• [WHAT IS ASKED] Take the lines from the beginning of the material through the line containing "import plotly.graph_objects as go" and retype them exactly, leaving the pictures out.

• [DATA LINES]
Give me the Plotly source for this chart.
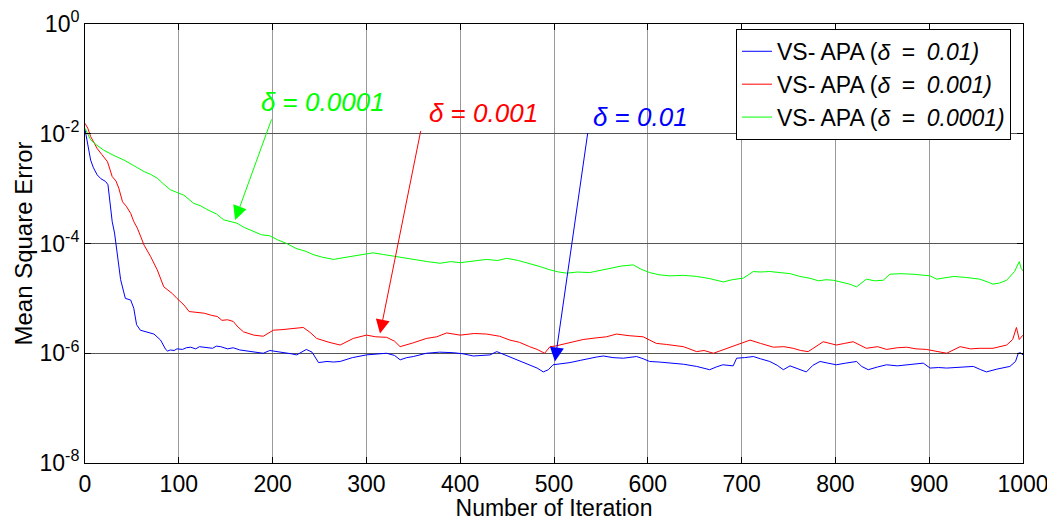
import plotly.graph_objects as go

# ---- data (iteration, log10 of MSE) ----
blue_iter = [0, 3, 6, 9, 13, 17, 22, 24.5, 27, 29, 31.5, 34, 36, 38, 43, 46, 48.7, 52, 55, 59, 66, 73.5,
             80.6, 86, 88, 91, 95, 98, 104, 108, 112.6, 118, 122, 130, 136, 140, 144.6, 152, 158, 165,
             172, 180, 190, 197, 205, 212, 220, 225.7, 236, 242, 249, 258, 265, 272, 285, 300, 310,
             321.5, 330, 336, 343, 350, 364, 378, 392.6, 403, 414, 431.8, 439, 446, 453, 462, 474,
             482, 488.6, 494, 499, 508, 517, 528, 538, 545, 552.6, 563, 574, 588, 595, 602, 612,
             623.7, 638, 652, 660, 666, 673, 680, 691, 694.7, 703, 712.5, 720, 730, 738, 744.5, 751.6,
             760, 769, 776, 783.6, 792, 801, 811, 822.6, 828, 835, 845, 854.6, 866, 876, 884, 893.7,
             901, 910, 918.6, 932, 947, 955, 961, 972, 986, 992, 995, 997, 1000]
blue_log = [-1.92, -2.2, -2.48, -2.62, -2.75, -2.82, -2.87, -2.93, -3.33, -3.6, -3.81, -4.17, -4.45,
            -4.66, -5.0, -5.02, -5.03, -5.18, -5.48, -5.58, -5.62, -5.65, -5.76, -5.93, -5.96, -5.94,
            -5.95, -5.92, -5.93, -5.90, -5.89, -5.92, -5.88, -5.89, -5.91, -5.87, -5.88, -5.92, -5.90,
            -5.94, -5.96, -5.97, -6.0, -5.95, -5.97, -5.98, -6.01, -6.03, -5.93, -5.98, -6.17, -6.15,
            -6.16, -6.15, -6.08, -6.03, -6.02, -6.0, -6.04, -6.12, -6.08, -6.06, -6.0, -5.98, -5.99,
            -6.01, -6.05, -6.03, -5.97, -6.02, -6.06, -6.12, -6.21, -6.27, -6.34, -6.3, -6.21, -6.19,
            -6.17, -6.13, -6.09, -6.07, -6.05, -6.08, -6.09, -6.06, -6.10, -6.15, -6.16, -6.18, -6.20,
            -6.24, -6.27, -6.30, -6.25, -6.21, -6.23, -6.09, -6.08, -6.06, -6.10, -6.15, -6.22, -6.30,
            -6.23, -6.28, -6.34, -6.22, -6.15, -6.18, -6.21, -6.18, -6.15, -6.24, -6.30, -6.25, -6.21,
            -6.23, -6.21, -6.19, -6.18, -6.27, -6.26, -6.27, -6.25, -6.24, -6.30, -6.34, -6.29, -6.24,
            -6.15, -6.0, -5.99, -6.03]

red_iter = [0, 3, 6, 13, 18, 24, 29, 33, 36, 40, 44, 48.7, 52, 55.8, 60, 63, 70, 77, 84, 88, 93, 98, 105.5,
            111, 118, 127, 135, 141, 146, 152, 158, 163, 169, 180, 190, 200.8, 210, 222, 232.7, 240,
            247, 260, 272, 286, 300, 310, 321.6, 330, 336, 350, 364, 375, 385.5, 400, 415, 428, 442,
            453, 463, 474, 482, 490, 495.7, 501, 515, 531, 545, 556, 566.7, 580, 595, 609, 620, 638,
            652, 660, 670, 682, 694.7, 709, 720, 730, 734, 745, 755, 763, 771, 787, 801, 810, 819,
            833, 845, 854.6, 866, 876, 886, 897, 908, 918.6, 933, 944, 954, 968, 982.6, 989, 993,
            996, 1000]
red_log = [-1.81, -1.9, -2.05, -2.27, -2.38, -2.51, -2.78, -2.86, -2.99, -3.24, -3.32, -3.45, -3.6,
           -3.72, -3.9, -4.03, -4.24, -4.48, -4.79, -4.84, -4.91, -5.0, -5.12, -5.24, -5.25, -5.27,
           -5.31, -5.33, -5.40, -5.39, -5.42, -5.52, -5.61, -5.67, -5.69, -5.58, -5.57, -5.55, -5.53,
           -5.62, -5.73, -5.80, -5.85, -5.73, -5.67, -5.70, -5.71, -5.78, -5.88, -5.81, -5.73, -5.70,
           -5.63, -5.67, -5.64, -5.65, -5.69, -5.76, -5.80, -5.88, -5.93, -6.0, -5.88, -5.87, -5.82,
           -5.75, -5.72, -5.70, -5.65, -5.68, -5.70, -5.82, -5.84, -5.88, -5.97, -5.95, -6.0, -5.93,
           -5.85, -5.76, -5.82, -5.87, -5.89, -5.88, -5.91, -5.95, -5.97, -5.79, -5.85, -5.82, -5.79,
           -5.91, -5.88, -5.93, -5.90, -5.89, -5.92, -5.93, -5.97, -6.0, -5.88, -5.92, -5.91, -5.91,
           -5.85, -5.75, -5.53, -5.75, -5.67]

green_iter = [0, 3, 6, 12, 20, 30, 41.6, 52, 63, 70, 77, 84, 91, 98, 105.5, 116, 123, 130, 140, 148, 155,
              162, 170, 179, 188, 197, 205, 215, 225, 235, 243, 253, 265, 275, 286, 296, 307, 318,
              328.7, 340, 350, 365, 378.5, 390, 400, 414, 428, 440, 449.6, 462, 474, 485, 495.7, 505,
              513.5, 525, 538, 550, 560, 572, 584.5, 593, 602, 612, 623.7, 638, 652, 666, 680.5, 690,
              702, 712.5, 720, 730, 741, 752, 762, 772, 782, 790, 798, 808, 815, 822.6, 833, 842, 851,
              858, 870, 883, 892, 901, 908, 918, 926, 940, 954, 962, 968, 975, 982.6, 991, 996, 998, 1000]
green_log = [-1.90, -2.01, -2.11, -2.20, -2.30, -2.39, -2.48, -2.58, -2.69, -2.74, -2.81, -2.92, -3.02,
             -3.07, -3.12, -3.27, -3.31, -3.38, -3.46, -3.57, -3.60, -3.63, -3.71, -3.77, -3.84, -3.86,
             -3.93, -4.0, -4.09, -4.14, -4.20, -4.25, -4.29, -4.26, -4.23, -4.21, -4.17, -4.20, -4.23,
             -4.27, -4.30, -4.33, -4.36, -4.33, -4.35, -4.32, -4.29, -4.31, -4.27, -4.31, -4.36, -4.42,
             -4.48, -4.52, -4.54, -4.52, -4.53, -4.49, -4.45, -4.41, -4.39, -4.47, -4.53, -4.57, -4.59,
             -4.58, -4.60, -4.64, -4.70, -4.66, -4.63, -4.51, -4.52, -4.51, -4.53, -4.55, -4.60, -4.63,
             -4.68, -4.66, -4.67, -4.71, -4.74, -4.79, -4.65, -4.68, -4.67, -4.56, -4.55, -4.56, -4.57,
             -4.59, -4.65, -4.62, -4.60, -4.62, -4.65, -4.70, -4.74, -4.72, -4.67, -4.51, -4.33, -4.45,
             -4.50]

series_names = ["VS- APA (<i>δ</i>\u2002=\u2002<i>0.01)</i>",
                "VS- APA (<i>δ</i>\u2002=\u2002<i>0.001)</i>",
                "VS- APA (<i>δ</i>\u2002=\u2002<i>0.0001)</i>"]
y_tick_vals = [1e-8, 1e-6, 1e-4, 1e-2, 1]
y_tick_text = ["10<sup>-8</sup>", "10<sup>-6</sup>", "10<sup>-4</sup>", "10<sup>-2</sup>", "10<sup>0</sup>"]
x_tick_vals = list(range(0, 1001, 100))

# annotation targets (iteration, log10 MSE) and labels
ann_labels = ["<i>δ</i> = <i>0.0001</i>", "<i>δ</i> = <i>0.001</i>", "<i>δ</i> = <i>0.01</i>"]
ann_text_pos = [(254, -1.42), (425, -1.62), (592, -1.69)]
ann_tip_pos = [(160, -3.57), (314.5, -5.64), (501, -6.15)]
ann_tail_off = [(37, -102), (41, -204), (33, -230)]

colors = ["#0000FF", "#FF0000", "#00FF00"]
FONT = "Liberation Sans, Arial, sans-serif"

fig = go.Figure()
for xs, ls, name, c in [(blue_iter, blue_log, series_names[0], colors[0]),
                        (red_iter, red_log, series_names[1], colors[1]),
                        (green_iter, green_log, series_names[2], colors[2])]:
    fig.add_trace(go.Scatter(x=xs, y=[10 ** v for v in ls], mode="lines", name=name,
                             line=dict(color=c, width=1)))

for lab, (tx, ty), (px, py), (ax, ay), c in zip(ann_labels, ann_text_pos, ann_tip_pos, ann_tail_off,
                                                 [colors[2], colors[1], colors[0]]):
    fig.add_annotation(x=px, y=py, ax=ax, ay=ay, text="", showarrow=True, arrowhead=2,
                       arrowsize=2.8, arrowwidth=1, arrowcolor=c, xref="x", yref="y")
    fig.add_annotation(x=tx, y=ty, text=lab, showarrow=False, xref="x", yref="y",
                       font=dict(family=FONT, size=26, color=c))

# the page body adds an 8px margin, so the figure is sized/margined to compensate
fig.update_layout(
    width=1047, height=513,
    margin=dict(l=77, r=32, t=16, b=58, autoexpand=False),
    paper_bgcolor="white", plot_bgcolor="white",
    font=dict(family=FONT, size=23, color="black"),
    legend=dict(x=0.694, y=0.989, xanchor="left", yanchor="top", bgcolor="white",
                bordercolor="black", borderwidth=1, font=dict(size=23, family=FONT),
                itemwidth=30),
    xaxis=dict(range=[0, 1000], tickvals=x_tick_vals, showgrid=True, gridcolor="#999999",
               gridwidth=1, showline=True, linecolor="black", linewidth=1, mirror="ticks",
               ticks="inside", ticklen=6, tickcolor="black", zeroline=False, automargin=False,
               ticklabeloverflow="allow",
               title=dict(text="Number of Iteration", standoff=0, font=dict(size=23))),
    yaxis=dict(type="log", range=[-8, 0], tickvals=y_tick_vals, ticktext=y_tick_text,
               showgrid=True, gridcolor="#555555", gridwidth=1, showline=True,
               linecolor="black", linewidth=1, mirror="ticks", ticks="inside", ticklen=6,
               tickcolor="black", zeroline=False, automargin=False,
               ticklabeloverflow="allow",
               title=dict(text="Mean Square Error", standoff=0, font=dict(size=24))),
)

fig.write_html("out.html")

• [FINAL ANSWER]
Give me the Plotly source for this chart.
import plotly.graph_objects as go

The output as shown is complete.